Write out all the lines again, precisely as they stand, but without the images.

----- SOURCE DATA

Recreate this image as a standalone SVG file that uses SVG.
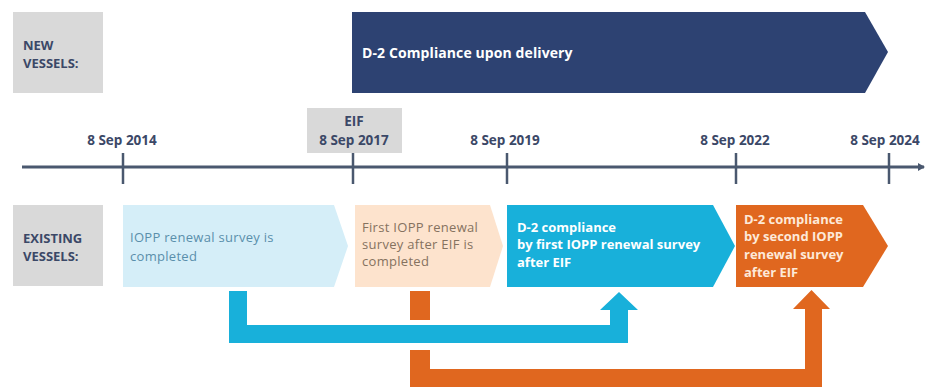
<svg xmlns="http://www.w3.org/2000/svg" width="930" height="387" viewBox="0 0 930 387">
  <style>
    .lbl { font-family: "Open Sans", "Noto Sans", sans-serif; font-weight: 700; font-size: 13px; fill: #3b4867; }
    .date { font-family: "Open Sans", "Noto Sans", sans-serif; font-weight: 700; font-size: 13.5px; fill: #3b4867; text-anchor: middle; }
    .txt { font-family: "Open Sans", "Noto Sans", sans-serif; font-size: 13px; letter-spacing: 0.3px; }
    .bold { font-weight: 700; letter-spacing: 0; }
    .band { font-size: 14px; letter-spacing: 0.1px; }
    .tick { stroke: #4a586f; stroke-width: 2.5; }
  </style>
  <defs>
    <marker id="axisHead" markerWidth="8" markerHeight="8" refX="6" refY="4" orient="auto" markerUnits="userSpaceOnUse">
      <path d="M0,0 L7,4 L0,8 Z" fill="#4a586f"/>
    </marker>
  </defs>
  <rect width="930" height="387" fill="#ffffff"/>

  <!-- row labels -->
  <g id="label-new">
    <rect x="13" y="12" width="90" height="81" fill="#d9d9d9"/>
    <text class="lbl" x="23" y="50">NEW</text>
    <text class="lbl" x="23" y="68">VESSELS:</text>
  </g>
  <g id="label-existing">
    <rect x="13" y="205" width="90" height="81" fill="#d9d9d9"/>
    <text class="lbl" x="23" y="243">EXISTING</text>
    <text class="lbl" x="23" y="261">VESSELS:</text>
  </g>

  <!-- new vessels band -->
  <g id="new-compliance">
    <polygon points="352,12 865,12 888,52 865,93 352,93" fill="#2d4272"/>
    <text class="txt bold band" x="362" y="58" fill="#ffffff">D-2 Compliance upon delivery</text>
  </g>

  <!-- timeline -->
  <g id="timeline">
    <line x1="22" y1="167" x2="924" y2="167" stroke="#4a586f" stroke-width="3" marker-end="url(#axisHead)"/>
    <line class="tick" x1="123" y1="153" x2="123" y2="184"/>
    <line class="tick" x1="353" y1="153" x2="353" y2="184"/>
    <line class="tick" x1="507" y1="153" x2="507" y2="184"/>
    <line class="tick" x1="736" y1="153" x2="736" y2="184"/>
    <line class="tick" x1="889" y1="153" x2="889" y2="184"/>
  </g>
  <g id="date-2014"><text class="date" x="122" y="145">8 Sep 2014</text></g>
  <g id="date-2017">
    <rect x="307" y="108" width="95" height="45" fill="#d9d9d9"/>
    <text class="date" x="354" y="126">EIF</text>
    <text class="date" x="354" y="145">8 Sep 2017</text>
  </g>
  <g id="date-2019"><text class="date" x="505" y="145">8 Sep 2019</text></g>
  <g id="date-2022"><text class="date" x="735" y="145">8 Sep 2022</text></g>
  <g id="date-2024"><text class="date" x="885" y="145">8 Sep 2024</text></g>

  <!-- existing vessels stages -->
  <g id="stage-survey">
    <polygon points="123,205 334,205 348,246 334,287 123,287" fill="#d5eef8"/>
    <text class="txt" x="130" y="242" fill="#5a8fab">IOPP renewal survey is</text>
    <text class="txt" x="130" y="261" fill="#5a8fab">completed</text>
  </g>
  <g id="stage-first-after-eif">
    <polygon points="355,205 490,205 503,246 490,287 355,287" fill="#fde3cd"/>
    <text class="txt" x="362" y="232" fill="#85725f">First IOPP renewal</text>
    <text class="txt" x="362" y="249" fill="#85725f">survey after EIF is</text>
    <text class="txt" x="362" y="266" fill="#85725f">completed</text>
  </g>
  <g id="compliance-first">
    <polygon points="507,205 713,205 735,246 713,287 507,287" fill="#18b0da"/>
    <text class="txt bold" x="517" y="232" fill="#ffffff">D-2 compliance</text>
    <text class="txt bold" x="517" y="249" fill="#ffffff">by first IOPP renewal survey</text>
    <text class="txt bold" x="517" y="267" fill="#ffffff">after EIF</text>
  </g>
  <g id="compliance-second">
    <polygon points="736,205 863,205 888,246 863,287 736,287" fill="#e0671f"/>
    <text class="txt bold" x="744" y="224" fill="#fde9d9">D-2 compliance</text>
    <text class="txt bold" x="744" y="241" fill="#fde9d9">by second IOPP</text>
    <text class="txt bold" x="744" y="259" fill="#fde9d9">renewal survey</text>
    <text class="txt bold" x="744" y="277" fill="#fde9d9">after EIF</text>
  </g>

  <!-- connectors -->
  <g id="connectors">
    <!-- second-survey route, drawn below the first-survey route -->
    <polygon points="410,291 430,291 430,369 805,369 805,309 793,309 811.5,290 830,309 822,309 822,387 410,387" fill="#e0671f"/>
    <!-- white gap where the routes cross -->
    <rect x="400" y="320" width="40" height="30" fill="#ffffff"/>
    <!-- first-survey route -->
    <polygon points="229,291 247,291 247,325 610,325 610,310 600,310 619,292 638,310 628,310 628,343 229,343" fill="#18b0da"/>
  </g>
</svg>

----------

#### [REPLY]
Recreate this image as a standalone SVG file that uses SVG.
<svg xmlns="http://www.w3.org/2000/svg" width="930" height="387" viewBox="0 0 930 387">
  <style>
    .lbl { font-family: "Open Sans", "Noto Sans", sans-serif; font-weight: 700; font-size: 13px; fill: #3b4867; }
    .date { font-family: "Open Sans", "Noto Sans", sans-serif; font-weight: 700; font-size: 13.5px; fill: #3b4867; text-anchor: middle; }
    .txt { font-family: "Open Sans", "Noto Sans", sans-serif; font-size: 13px; letter-spacing: 0.3px; }
    .bold { font-weight: 700; letter-spacing: 0; }
    .band { font-size: 14px; letter-spacing: 0.1px; }
    .tick { stroke: #4a586f; stroke-width: 2.5; }
  </style>
  <defs>
    <marker id="axisHead" markerWidth="8" markerHeight="8" refX="6" refY="4" orient="auto" markerUnits="userSpaceOnUse">
      <path d="M0,0 L7,4 L0,8 Z" fill="#4a586f"/>
    </marker>
  </defs>
  <rect width="930" height="387" fill="#ffffff"/>

  <!-- row labels -->
  <g id="label-new">
    <rect x="13" y="12" width="90" height="81" fill="#d9d9d9"/>
    <text class="lbl" x="23" y="50">NEW</text>
    <text class="lbl" x="23" y="68">VESSELS:</text>
  </g>
  <g id="label-existing">
    <rect x="13" y="205" width="90" height="81" fill="#d9d9d9"/>
    <text class="lbl" x="23" y="243">EXISTING</text>
    <text class="lbl" x="23" y="261">VESSELS:</text>
  </g>

  <!-- new vessels band -->
  <g id="new-compliance">
    <polygon points="352,12 865,12 888,52 865,93 352,93" fill="#2d4272"/>
    <text class="txt bold band" x="362" y="58" fill="#ffffff">D-2 Compliance upon delivery</text>
  </g>

  <!-- timeline -->
  <g id="timeline">
    <line x1="22" y1="167" x2="924" y2="167" stroke="#4a586f" stroke-width="3" marker-end="url(#axisHead)"/>
    <line class="tick" x1="123" y1="153" x2="123" y2="184"/>
    <line class="tick" x1="353" y1="153" x2="353" y2="184"/>
    <line class="tick" x1="507" y1="153" x2="507" y2="184"/>
    <line class="tick" x1="736" y1="153" x2="736" y2="184"/>
    <line class="tick" x1="889" y1="153" x2="889" y2="184"/>
  </g>
  <g id="date-2014"><text class="date" x="122" y="145">8 Sep 2014</text></g>
  <g id="date-2017">
    <rect x="307" y="108" width="95" height="45" fill="#d9d9d9"/>
    <text class="date" x="354" y="126">EIF</text>
    <text class="date" x="354" y="145">8 Sep 2017</text>
  </g>
  <g id="date-2019"><text class="date" x="505" y="145">8 Sep 2019</text></g>
  <g id="date-2022"><text class="date" x="735" y="145">8 Sep 2022</text></g>
  <g id="date-2024"><text class="date" x="885" y="145">8 Sep 2024</text></g>

  <!-- existing vessels stages -->
  <g id="stage-survey">
    <polygon points="123,205 334,205 348,246 334,287 123,287" fill="#d5eef8"/>
    <text class="txt" x="130" y="242" fill="#5a8fab">IOPP renewal survey is</text>
    <text class="txt" x="130" y="261" fill="#5a8fab">completed</text>
  </g>
  <g id="stage-first-after-eif">
    <polygon points="355,205 490,205 503,246 490,287 355,287" fill="#fde3cd"/>
    <text class="txt" x="362" y="232" fill="#85725f">First IOPP renewal</text>
    <text class="txt" x="362" y="249" fill="#85725f">survey after EIF is</text>
    <text class="txt" x="362" y="266" fill="#85725f">completed</text>
  </g>
  <g id="compliance-first">
    <polygon points="507,205 713,205 735,246 713,287 507,287" fill="#18b0da"/>
    <text class="txt bold" x="517" y="232" fill="#ffffff">D-2 compliance</text>
    <text class="txt bold" x="517" y="249" fill="#ffffff">by first IOPP renewal survey</text>
    <text class="txt bold" x="517" y="267" fill="#ffffff">after EIF</text>
  </g>
  <g id="compliance-second">
    <polygon points="736,205 863,205 888,246 863,287 736,287" fill="#e0671f"/>
    <text class="txt bold" x="744" y="224" fill="#fde9d9">D-2 compliance</text>
    <text class="txt bold" x="744" y="241" fill="#fde9d9">by second IOPP</text>
    <text class="txt bold" x="744" y="259" fill="#fde9d9">renewal survey</text>
    <text class="txt bold" x="744" y="277" fill="#fde9d9">after EIF</text>
  </g>

  <!-- connectors -->
  <g id="connectors">
    <!-- second-survey route, drawn below the first-survey route -->
    <polygon points="410,291 430,291 430,369 805,369 805,309 793,309 811.5,290 830,309 822,309 822,387 410,387" fill="#e0671f"/>
    <!-- white gap where the routes cross -->
    <rect x="400" y="320" width="40" height="30" fill="#ffffff"/>
    <!-- first-survey route -->
    <polygon points="229,291 247,291 247,325 610,325 610,310 600,310 619,292 638,310 628,310 628,343 229,343" fill="#18b0da"/>
  </g>
</svg>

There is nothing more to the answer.